The drought map beginning 2023 looks much more ominous compared to a year ago (Figure 3). Presently, 100 percent of Nebraska is under some form of drought. Last year at this time 35 percent was under some form of drought. This year, 45 percent of the state is categorized as under either extreme or exceptional drought. Last year just 3 percent was categorized as such. According to the January 3 USDA Crop Progress Report, 83 percent of subsoil moisture supplies in the state were rated either short or very short.
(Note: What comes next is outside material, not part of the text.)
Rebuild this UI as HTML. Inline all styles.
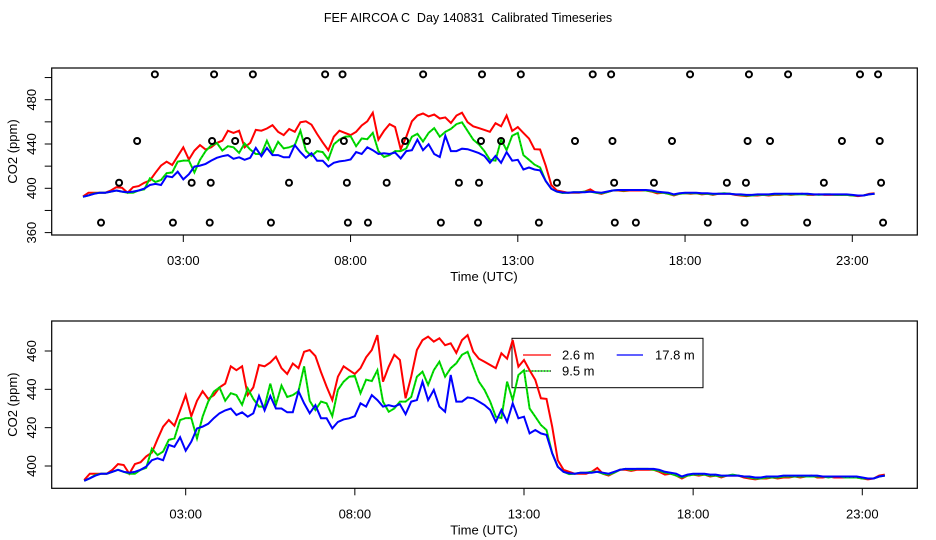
<!DOCTYPE html>
<html><head><meta charset="utf-8"><style>
html,body{margin:0;padding:0;background:#fff;}
svg{display:block;font-family:"Liberation Sans",sans-serif;}
</style></head><body>
<svg id="chart" width="936" height="540" viewBox="0 0 936 540" xmlns="http://www.w3.org/2000/svg">
<text x="468" y="22" font-size="12.5" text-anchor="middle" xml:space="preserve">FEF AIRCOA C  Day 140831  Calibrated Timeseries</text>
</svg>
<script>
// ---- data (hours at 10-minute steps, values in ppm) ----
const stepHours = 1/6;
const red = [392.7,396,396,396,396,398,401,400.5,396,401,402,405,407,414,420.5,424,421,429,437,426,434,439,435,437,441,443,452,450,452,437,441,452.7,452,454,457,451,448,453.5,451,459.6,460.5,
457.4,449,441.4,434.4,446.6,452,450,448,451,456.7,460.5,468.3,444,451.8,458,455.3,435.3,446.6,460.5,465.7,467.5,464.9,466.6,463,464,459,465.7,468.3,459.7,456,454.4,452.7,451,458.8,456,465.7,451.8,455.3,450,444.9,435.3,435,420.5,403,398,397,
396,396,396,397,399,396,395,396.5,398,398,397.5,398,398,398,398,397,395.5,396,395,393.5,395,395.5,395,395.5,394.5,395,394,395,395,395,394,393.5,393,393.5,393.5,394,393.5,394,394,394.5,394,394.5,395,394,394,394.5,394,394,394,394,394,393.5,393,393.5,395,395.5];
const green = [392.3,393.6,395.3,396,396,397,398,397,396,396,398,399,409,405.7,407.5,413.6,414.4,424,425,425,414.4,425.7,433.6,438.8,441,434,438,437,432,440.5,435,431,431,443,432,442,436,437,439,452,434,
429.2,433.6,432.7,426,439.7,444,446.6,447,438,445,444.3,450,433.6,428.3,430,433.6,433.6,436,446.6,449.2,442.3,450,454.4,446.6,451,453.6,458,459.6,451.8,444,439.7,433.6,425.7,425,444,434.4,447.5,450,430,425.7,421.4,418.8,406.6,399.6,397,395.8,
396,396.5,396.5,397,397,396,395.5,396.5,398,398.5,398,398.5,398.5,398.5,398,397.5,396.5,396,395,394,395,395.5,395.5,395.5,395,395,394.5,395,395.5,395,394.5,394,393.5,393.5,394,394,394,394.5,394.5,394.5,394.5,394.5,394.5,394.5,394.5,394,394.5,394.5,394,394,394,393.5,393.5,393.5,394.5,395];
const blue = [392.3,393.6,395,396,396,397,398,397,396.5,397,398,399.7,403,404,403,411,410,415,408,412.7,419.6,420.5,422,425,427.5,429,430,426.6,428,425.7,427.5,436.5,429,436.5,430,430,428,428,439,432.7,427.5,
431.7,424.9,424.9,419.6,423,424.3,424.9,426,432.7,431,437,434.4,431,431.7,431,432.3,427,433.6,434.4,444,434.4,439.7,431,428.3,447.5,433.6,433.6,435.8,435.3,433.6,431.8,429.2,423,429.2,423,432.7,424.9,425.7,417,418.8,417,416.2,406.6,399.6,397,396.2,
396,396.5,396.5,396.5,397,396.5,396,397,398,398.5,398.5,398.5,398.5,398.5,398.5,398,397,396.5,396,394.5,395.5,396,396,396,395.5,395.5,395,395,395,395,394.5,394.5,394,394,394.5,394.5,394.5,395,395,395,395,395,395,395,394.5,394.5,394.5,394.5,394.5,394.5,394.5,394,393.5,393.5,394.5,395];
const flaskHoursA = [2.15,3.92,5.08,7.24,7.76,10.17,11.93,13.09,15.24,15.79,18.15,19.91,21.08,23.23,23.77];
const flaskHoursB = [1.62,3.86,4.55,6.70,7.80,9.63,11.90,12.50,14.71,15.83,17.61,19.87,20.54,22.69,23.82];
const flaskHoursC = [1.08,3.25,3.82,6.16,7.89,9.08,11.24,11.84,14.17,15.88,17.07,19.25,19.82,22.15,23.86];
const flaskHoursD = [0.54,2.69,3.79,5.62,7.92,8.52,10.70,11.81,13.63,15.90,16.53,18.68,19.78,21.65,23.92];
const flaskLevels = [502.9,442.7,405,369];
const xTickHours = [3,8,13,18,23];
const xTickLabels = ["03:00","08:00","13:00","18:00","23:00"];
const topYTicks = [360,380,400,420,440,460,480,500];
const topYLabels = [360,400,440,480];
const botYTicks = [400,420,440,460];

const NS="http://www.w3.org/2000/svg";
const svg=document.getElementById('chart');
function mk(tag,attrs,parent){const e=document.createElementNS(NS,tag);for(const k in attrs)e.setAttribute(k,attrs[k]);(parent||svg).appendChild(e);return e;}

const panels=[
 {name:'top',left:51.7,right:917.3,top:68,bottom:235,x:h=>82.95+33.45*h,y:v=>188.3-(v-400)*1.1075,yt:topYTicks,yl:topYLabels},
 {name:'bottom',left:51.7,right:917.3,top:321,bottom:488.3,x:h=>84.2+33.83*h,y:v=>466-(v-400)*1.9167,yt:botYTicks,yl:botYTicks}
];

panels.forEach(p=>{
  const g=mk('g',{});
  
  
  const box=mk('rect',{x:p.left,y:p.top,width:p.right-p.left,height:p.bottom-p.top,fill:'none',stroke:'#000','stroke-width':1.2},g);
  
  
  xTickHours.forEach((h,i)=>{
    const xx=p.x(h);
    const t=mk('line',{x1:xx,x2:xx,y1:p.bottom,y2:p.bottom+7,stroke:'#000','stroke-width':1},g);
    
    
    const l=mk('text',{x:xx,y:p.bottom+30,'font-size':13,'text-anchor':'middle'},g);
    l.textContent=xTickLabels[i];
    
    
  });
  const xt=mk('text',{x:484,y:p.bottom+46,'font-size':13,'text-anchor':'middle'},g);
  xt.textContent='Time (UTC)';
  
  
  p.yt.forEach(v=>{
    const yy=p.y(v);
    const t=mk('line',{x1:p.left,x2:p.left-7,y1:yy,y2:yy,stroke:'#000','stroke-width':1},g);
    
    
  });
  p.yl.forEach(v=>{
    const yy=p.y(v);
    const l=mk('text',{x:0,y:0,'font-size':13,'text-anchor':'middle',transform:`translate(36,${yy}) rotate(-90)`},g);
    l.textContent=String(v);
    
    
  });
  const yt=mk('text',{x:0,y:0,'font-size':13,'text-anchor':'middle',transform:`translate(17,${(p.top+p.bottom)/2}) rotate(-90)`},g);
  yt.textContent='CO2 (ppm)';
  
  
  if(p.name==='bottom'){
    const lg=mk('g',{},g);
    
    
    const lr=mk('rect',{x:512,y:338.3,width:191,height:49.4,fill:'none',stroke:'#000','stroke-width':1},lg);
    
    
    const entries=[['2.6 m','#ff0000',523,551,355,562],['17.8 m','#0000ff',616.7,643,355,655],['9.5 m','#00e000',523,551,371,562]];
    entries.forEach(e=>{
      const ln=mk('line',{x1:e[2],x2:e[3],y1:e[4],y2:e[4],stroke:e[1],'stroke-width':1.2},lg);
      
      
      if(e[0]==='9.5 m'){
        const dl=mk('line',{x1:e[2],x2:e[3],y1:e[4],y2:e[4],stroke:'#000','stroke-width':1,'stroke-dasharray':'1 2'},lg);
        
        
      }
      const tx=mk('text',{x:e[5],y:e[4]+4.5,'font-size':13},lg);
      tx.textContent=e[0];
      
      
    });
  }
  const series=[['red-2.6m',red,'#ff0000'],['green-9.5m',green,'#00e000'],['blue-17.8m',blue,'#0000ff']];
  series.forEach(s=>{
    const pts=s[1].map((v,i)=>p.x(i*stepHours).toFixed(1)+','+p.y(v).toFixed(1)).join(' ');
    const pl=mk('polyline',{points:pts,fill:'none',stroke:s[2],'stroke-width':2,'stroke-linejoin':'miter'},g);
    
    
    if(s[0].startsWith('green')){
      const d=mk('polyline',{points:pts,fill:'none',stroke:'#000','stroke-width':0.6,'stroke-dasharray':'1 3',opacity:0.6},g);
      
      
    }
  });
  if(p.name==='top'){
    [flaskHoursA,flaskHoursB,flaskHoursC,flaskHoursD].forEach((arr,k)=>{
      arr.forEach(h=>{
        const c=mk('circle',{cx:p.x(h),cy:p.y(flaskLevels[k]),r:3,fill:'none',stroke:'#000','stroke-width':2},g);
        
        
      });
    });
  }
});
</script>
</body></html>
Figure 3. Nebraska Drought Monitor
December 30, 2021
January 12, 2023
Source: The National Drought Mitigation Center, UNL
The persistence of drought could have many repercussions for the state’s producers in 2023. Many cattle producers were forced to reduce the size of their herds last year due to drought impacts. University of Nebraska Agricultural Economist Elliott Dennis reports heifer placement in feedlots is nearly 40 percent, the highest since 2002. This means fewer calves born in 2023 and fewer feeder cattle moving into feedlots. Additionally, the feeding sector will face higher feed and feeder prices pinching returns. Crop producers face tough decisions regarding planting intentions, seeding rates, and input application rates not knowing whether the drought will continue. Irrigated producers could face increased costs and possible restrictions on pumping.
Recent rains and snows have helped, but more precipitation is needed to break the drought. Regardless, the drought has already and will continue to add to the complexity facing producers in 2023.